### PROBLEM TO WORK ON:
Give back the full listing verbatim, apart from its images.

### DATA SEGMENT:
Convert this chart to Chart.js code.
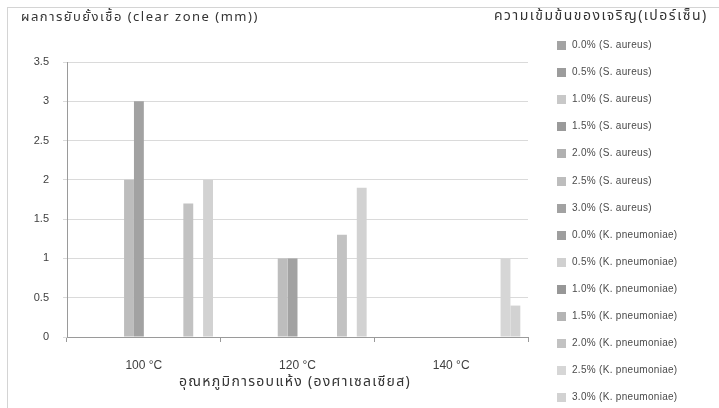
<!DOCTYPE html>
<html>
<head>
<meta charset="utf-8">
<script src="https://cdn.jsdelivr.net/npm/chart.js@4"></script>
<style>
  html, body { margin: 0; padding: 0; background: #fff; }
  #wrap { position: relative; width: 719px; height: 408px; overflow: hidden; font-family: "Liberation Sans", sans-serif; }
  #frame { position: absolute; left: 7px; top: 7px; width: 720px; height: 410px; border-left: 1px solid #d4d4d4; border-top: 1px solid #d4d4d4; }
  canvas { position: absolute; left: 0; top: 0; }
  .thai { position: absolute; white-space: nowrap; color: #333; font-family: "Noto Sans Thai", "Loma", "Garuda", "Tlwg Typo", "Norasi", "DejaVu Sans", sans-serif; }
  #ytitle { left: 21px; top: 7px; font-size: 13px; letter-spacing: 1.5px; }
  #xtitle { left: 150px; top: 371px; font-size: 14px; width: 290px; text-align: center; letter-spacing: 1.3px; }
  #ltitle { left: 494px; top: 5px; font-size: 14px; letter-spacing: 1.5px; }
  #legend { position: absolute; left: 557px; top: 0; }
  .item { position: absolute; left: 0; height: 12px; white-space: nowrap; font-size: 10px; color: #4a4a4a; letter-spacing: 0.3px; }
  .sw { position: absolute; left: 0; top: 1px; width: 9px; height: 9px; }
  .lt { position: absolute; left: 15px; top: -1px; }
</style>
</head>
<body>
<div id="wrap">
  <div id="frame"></div>
  <canvas id="c" width="719" height="408"></canvas>
  <div class="thai" id="ytitle">ผลการยับยั้งเชื้อ (clear zone (mm))</div>
  <div class="thai" id="ltitle">ความเข้มข้นของเจริญ(เปอร์เซ็น)</div>
  <div class="thai" id="xtitle">อุณหภูมิการอบแห้ง (องศาเซลเซียส)</div>
  <div id="legend"></div>
</div>
<script>
// ---------- data ----------
const categories = ["100 °C", "120 °C", "140 °C"];
const seriesLabels = [
  "0.0% (S. aureus)", "0.5% (S. aureus)", "1.0% (S. aureus)", "1.5% (S. aureus)",
  "2.0% (S. aureus)", "2.5% (S. aureus)", "3.0% (S. aureus)",
  "0.0% (K. pneumoniae)", "0.5% (K. pneumoniae)", "1.0% (K. pneumoniae)", "1.5% (K. pneumoniae)",
  "2.0% (K. pneumoniae)", "2.5% (K. pneumoniae)", "3.0% (K. pneumoniae)"
];
const seriesColors = [
  "#a3a3a3", "#9c9c9c", "#c8c8c8", "#9a9a9a", "#b0b0b0", "#bdbdbd", "#a2a2a2",
  "#9e9e9e", "#d0d0d0", "#979797", "#b4b4b4", "#c2c2c2", "#d6d6d6", "#d2d2d2"
];
// one value per series (null = no bar)
const at100 = [null, null, null, null, null, 2.0, 3.0, null, null, null, null, 1.7, null, 2.0];
const at120 = [null, null, null, null, null, 1.0, 1.0, null, null, null, null, 1.3, null, 1.9];
const at140 = [null, null, null, null, null, null, null, null, null, null, null, null, 1.0, 0.4];
const yTicks = [0, 0.5, 1, 1.5, 2, 2.5, 3, 3.5];

const datasets = seriesLabels.map((label, i) => ({
  label,
  data: [at100[i], at120[i], at140[i]],
  backgroundColor: seriesColors[i],
  borderWidth: 0,
  categoryPercentage: 0.9,
  barPercentage: 1.0
}));

// ---------- legend ----------
const legend = document.getElementById("legend");
seriesLabels.forEach((label, i) => {
  const d = document.createElement("div");
  d.className = "item";
  d.style.top = (40 + i * 27.1) + "px";
  d.innerHTML = `<span class="sw" style="background:${seriesColors[i]}"></span><span class="lt">${label}</span>`;
  legend.appendChild(d);
});

// ---------- chart ----------
new Chart(document.getElementById("c").getContext("2d"), {
  type: "bar",
  data: { labels: categories, datasets },
  options: {
    responsive: false,
    animation: false,
    layout: { padding: { left: 0, top: 62, right: 191, bottom: 0 } },
    plugins: { legend: { display: false }, tooltip: { enabled: false } },
    scales: {
      x: {
        afterFit: (s) => { s.height = 71; },
        grid: { drawOnChartArea: false, drawTicks: true, tickLength: 5, color: "#9a9a9a" },
        border: { color: "#9a9a9a" },
        ticks: { padding: 16, color: "#404040", font: { family: "Liberation Sans", size: 12 } }
      },
      y: {
        min: 0, max: 3.5,
        afterFit: (s) => { s.width = 67; },
        afterBuildTicks: (s) => { s.ticks = yTicks.map((v) => ({ value: v })); },
        grid: { color: "#dadada", tickLength: 4 },
        border: { color: "#9a9a9a" },
        ticks: { padding: 14, color: "#404040", font: { family: "Liberation Sans", size: 11 },
                 callback: (v) => String(v) }
      }
    }
  }
});
</script>
</body>
</html>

### COMPLETE OUTPUT:
Convert this chart to Chart.js code.
<!DOCTYPE html>
<html>
<head>
<meta charset="utf-8">
<script src="https://cdn.jsdelivr.net/npm/chart.js@4"></script>
<style>
  html, body { margin: 0; padding: 0; background: #fff; }
  #wrap { position: relative; width: 719px; height: 408px; overflow: hidden; font-family: "Liberation Sans", sans-serif; }
  #frame { position: absolute; left: 7px; top: 7px; width: 720px; height: 410px; border-left: 1px solid #d4d4d4; border-top: 1px solid #d4d4d4; }
  canvas { position: absolute; left: 0; top: 0; }
  .thai { position: absolute; white-space: nowrap; color: #333; font-family: "Noto Sans Thai", "Loma", "Garuda", "Tlwg Typo", "Norasi", "DejaVu Sans", sans-serif; }
  #ytitle { left: 21px; top: 7px; font-size: 13px; letter-spacing: 1.5px; }
  #xtitle { left: 150px; top: 371px; font-size: 14px; width: 290px; text-align: center; letter-spacing: 1.3px; }
  #ltitle { left: 494px; top: 5px; font-size: 14px; letter-spacing: 1.5px; }
  #legend { position: absolute; left: 557px; top: 0; }
  .item { position: absolute; left: 0; height: 12px; white-space: nowrap; font-size: 10px; color: #4a4a4a; letter-spacing: 0.3px; }
  .sw { position: absolute; left: 0; top: 1px; width: 9px; height: 9px; }
  .lt { position: absolute; left: 15px; top: -1px; }
</style>
</head>
<body>
<div id="wrap">
  <div id="frame"></div>
  <canvas id="c" width="719" height="408"></canvas>
  <div class="thai" id="ytitle">ผลการยับยั้งเชื้อ (clear zone (mm))</div>
  <div class="thai" id="ltitle">ความเข้มข้นของเจริญ(เปอร์เซ็น)</div>
  <div class="thai" id="xtitle">อุณหภูมิการอบแห้ง (องศาเซลเซียส)</div>
  <div id="legend"></div>
</div>
<script>
// ---------- data ----------
const categories = ["100 °C", "120 °C", "140 °C"];
const seriesLabels = [
  "0.0% (S. aureus)", "0.5% (S. aureus)", "1.0% (S. aureus)", "1.5% (S. aureus)",
  "2.0% (S. aureus)", "2.5% (S. aureus)", "3.0% (S. aureus)",
  "0.0% (K. pneumoniae)", "0.5% (K. pneumoniae)", "1.0% (K. pneumoniae)", "1.5% (K. pneumoniae)",
  "2.0% (K. pneumoniae)", "2.5% (K. pneumoniae)", "3.0% (K. pneumoniae)"
];
const seriesColors = [
  "#a3a3a3", "#9c9c9c", "#c8c8c8", "#9a9a9a", "#b0b0b0", "#bdbdbd", "#a2a2a2",
  "#9e9e9e", "#d0d0d0", "#979797", "#b4b4b4", "#c2c2c2", "#d6d6d6", "#d2d2d2"
];
// one value per series (null = no bar)
const at100 = [null, null, null, null, null, 2.0, 3.0, null, null, null, null, 1.7, null, 2.0];
const at120 = [null, null, null, null, null, 1.0, 1.0, null, null, null, null, 1.3, null, 1.9];
const at140 = [null, null, null, null, null, null, null, null, null, null, null, null, 1.0, 0.4];
const yTicks = [0, 0.5, 1, 1.5, 2, 2.5, 3, 3.5];

const datasets = seriesLabels.map((label, i) => ({
  label,
  data: [at100[i], at120[i], at140[i]],
  backgroundColor: seriesColors[i],
  borderWidth: 0,
  categoryPercentage: 0.9,
  barPercentage: 1.0
}));

// ---------- legend ----------
const legend = document.getElementById("legend");
seriesLabels.forEach((label, i) => {
  const d = document.createElement("div");
  d.className = "item";
  d.style.top = (40 + i * 27.1) + "px";
  d.innerHTML = `<span class="sw" style="background:${seriesColors[i]}"></span><span class="lt">${label}</span>`;
  legend.appendChild(d);
});

// ---------- chart ----------
new Chart(document.getElementById("c").getContext("2d"), {
  type: "bar",
  data: { labels: categories, datasets },
  options: {
    responsive: false,
    animation: false,
    layout: { padding: { left: 0, top: 62, right: 191, bottom: 0 } },
    plugins: { legend: { display: false }, tooltip: { enabled: false } },
    scales: {
      x: {
        afterFit: (s) => { s.height = 71; },
        grid: { drawOnChartArea: false, drawTicks: true, tickLength: 5, color: "#9a9a9a" },
        border: { color: "#9a9a9a" },
        ticks: { padding: 16, color: "#404040", font: { family: "Liberation Sans", size: 12 } }
      },
      y: {
        min: 0, max: 3.5,
        afterFit: (s) => { s.width = 67; },
        afterBuildTicks: (s) => { s.ticks = yTicks.map((v) => ({ value: v })); },
        grid: { color: "#dadada", tickLength: 4 },
        border: { color: "#9a9a9a" },
        ticks: { padding: 14, color: "#404040", font: { family: "Liberation Sans", size: 11 },
                 callback: (v) => String(v) }
      }
    }
  }
});
</script>
</body>
</html>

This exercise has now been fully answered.